__Do this__. Repeat verbatim only the lines from the opening of the material below through the one that contains "70000, 80000, 90000];".

— begin —

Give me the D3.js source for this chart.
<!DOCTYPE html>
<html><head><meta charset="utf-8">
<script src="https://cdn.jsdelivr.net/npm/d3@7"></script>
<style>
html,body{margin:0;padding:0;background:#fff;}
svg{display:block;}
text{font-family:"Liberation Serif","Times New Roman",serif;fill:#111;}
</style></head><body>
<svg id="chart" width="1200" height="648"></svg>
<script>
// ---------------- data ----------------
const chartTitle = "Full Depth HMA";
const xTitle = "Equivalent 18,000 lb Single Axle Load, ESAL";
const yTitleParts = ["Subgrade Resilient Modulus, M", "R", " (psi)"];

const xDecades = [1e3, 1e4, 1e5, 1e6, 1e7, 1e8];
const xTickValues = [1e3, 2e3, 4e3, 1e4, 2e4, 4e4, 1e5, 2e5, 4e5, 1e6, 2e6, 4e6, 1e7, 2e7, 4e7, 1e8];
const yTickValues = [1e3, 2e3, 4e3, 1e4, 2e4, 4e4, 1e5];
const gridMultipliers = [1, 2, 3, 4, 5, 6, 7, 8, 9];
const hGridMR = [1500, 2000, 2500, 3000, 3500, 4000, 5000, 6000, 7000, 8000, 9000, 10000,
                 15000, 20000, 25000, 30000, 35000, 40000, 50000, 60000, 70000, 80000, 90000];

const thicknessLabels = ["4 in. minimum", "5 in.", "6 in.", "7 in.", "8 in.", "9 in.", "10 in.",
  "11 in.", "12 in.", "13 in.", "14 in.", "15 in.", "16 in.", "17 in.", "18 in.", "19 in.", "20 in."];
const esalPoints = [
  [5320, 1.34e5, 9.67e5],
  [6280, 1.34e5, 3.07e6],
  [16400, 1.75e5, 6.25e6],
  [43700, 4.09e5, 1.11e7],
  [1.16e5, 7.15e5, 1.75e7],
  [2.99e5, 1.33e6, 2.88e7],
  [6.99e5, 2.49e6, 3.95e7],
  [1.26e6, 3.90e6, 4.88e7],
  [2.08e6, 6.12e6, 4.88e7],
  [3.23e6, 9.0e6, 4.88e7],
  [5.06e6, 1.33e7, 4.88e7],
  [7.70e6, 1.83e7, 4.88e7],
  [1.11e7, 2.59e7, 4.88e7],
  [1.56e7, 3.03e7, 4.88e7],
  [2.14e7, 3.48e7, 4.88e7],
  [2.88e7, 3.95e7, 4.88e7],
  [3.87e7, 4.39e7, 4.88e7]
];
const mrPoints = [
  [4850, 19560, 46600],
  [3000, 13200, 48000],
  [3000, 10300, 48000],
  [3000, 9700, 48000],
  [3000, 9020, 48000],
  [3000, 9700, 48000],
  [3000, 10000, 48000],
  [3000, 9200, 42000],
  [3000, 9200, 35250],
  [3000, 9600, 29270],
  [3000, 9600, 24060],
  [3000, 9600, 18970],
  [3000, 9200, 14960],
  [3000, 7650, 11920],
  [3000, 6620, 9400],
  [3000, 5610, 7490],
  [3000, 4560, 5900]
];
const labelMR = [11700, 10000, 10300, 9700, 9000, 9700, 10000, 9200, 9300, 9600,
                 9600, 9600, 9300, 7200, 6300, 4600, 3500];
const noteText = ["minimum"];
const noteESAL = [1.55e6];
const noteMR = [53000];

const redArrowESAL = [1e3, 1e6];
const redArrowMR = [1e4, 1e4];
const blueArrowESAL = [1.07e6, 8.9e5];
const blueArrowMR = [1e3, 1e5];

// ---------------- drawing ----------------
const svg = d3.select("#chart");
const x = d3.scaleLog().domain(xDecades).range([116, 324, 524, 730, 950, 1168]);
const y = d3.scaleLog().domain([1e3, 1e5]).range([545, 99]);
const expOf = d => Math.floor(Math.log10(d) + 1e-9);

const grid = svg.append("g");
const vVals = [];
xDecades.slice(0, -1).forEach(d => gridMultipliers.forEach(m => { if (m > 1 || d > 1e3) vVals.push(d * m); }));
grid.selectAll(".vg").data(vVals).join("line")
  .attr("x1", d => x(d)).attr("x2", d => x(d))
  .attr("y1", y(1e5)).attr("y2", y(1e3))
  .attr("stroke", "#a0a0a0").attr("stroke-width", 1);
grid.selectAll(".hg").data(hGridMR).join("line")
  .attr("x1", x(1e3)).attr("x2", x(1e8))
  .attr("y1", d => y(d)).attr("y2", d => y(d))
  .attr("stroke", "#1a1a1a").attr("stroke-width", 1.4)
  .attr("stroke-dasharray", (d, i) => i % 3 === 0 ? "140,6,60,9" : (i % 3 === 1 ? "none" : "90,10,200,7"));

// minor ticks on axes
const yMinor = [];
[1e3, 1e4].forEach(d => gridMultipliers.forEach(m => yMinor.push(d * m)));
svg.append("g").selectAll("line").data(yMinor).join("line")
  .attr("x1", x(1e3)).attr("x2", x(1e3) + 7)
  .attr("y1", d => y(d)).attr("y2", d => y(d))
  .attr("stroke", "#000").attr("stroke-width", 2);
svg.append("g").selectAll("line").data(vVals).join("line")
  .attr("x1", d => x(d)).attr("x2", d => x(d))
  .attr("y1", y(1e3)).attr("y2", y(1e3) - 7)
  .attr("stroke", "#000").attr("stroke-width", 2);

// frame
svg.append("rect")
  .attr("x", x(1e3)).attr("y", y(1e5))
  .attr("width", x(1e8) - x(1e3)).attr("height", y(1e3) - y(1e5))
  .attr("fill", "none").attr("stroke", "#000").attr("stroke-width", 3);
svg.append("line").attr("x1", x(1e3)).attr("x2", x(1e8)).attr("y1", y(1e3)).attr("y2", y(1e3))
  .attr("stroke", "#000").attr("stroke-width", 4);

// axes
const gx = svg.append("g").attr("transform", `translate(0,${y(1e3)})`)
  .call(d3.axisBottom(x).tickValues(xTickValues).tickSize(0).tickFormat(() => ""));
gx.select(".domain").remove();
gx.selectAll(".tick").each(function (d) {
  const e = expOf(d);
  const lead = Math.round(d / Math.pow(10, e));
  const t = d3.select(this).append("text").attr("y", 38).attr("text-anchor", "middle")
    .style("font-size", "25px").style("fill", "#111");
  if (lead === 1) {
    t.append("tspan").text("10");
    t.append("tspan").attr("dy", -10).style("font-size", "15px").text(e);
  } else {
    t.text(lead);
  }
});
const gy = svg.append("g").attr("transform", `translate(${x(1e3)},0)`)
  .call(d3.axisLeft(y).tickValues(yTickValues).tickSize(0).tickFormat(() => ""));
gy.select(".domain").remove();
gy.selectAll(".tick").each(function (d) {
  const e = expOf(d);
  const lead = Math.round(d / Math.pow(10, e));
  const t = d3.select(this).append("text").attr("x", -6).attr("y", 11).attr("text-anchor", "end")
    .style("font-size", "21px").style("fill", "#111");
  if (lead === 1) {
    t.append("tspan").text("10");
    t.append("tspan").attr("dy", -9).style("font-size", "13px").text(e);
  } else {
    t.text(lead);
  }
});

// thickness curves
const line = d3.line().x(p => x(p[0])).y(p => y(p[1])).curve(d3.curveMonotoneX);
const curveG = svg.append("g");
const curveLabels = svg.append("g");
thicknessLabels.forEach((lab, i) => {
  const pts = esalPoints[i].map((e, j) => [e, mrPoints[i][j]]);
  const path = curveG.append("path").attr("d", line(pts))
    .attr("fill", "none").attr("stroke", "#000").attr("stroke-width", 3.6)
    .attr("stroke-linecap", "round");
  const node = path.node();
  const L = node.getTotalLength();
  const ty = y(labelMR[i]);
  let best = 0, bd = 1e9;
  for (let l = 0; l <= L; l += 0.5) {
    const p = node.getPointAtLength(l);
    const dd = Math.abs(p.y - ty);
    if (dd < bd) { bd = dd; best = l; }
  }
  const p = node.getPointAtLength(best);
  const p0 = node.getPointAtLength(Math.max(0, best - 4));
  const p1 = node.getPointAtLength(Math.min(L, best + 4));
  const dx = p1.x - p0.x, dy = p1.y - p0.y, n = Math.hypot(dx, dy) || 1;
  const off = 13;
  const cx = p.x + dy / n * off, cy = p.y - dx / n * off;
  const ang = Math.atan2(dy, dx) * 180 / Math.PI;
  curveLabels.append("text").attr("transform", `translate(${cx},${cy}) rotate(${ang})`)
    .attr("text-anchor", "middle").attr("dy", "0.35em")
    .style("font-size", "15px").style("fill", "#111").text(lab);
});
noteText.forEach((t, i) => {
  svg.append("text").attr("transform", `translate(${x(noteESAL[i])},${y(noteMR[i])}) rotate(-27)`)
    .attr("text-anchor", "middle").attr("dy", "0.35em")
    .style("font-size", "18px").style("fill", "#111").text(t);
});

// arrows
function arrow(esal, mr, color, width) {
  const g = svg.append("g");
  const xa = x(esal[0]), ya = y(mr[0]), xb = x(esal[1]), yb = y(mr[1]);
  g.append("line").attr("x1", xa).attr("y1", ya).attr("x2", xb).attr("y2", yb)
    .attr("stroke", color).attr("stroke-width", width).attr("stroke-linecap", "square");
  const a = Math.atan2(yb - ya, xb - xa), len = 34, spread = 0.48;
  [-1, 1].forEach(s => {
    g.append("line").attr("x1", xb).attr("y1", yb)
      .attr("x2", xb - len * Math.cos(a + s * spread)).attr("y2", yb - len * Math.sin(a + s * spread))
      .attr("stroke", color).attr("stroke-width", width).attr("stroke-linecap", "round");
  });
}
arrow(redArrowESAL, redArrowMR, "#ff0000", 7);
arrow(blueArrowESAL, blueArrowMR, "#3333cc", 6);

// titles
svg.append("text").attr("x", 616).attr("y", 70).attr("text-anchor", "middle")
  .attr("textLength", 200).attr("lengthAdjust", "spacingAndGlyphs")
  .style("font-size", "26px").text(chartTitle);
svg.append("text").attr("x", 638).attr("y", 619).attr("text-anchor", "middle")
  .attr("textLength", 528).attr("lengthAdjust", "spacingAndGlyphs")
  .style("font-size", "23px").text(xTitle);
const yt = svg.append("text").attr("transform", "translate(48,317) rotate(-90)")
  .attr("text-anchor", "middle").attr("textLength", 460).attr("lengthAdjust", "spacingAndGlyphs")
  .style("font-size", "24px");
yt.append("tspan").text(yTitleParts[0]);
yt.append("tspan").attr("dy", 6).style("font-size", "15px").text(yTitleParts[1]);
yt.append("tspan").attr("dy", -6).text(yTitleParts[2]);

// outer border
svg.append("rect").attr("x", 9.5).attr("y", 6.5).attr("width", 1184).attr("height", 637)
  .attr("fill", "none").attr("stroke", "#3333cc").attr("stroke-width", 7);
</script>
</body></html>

— end —

__Solution to the exercise__.
Give me the D3.js source for this chart.
<!DOCTYPE html>
<html><head><meta charset="utf-8">
<script src="https://cdn.jsdelivr.net/npm/d3@7"></script>
<style>
html,body{margin:0;padding:0;background:#fff;}
svg{display:block;}
text{font-family:"Liberation Serif","Times New Roman",serif;fill:#111;}
</style></head><body>
<svg id="chart" width="1200" height="648"></svg>
<script>
// ---------------- data ----------------
const chartTitle = "Full Depth HMA";
const xTitle = "Equivalent 18,000 lb Single Axle Load, ESAL";
const yTitleParts = ["Subgrade Resilient Modulus, M", "R", " (psi)"];

const xDecades = [1e3, 1e4, 1e5, 1e6, 1e7, 1e8];
const xTickValues = [1e3, 2e3, 4e3, 1e4, 2e4, 4e4, 1e5, 2e5, 4e5, 1e6, 2e6, 4e6, 1e7, 2e7, 4e7, 1e8];
const yTickValues = [1e3, 2e3, 4e3, 1e4, 2e4, 4e4, 1e5];
const gridMultipliers = [1, 2, 3, 4, 5, 6, 7, 8, 9];
const hGridMR = [1500, 2000, 2500, 3000, 3500, 4000, 5000, 6000, 7000, 8000, 9000, 10000,
                 15000, 20000, 25000, 30000, 35000, 40000, 50000, 60000, 70000, 80000, 90000];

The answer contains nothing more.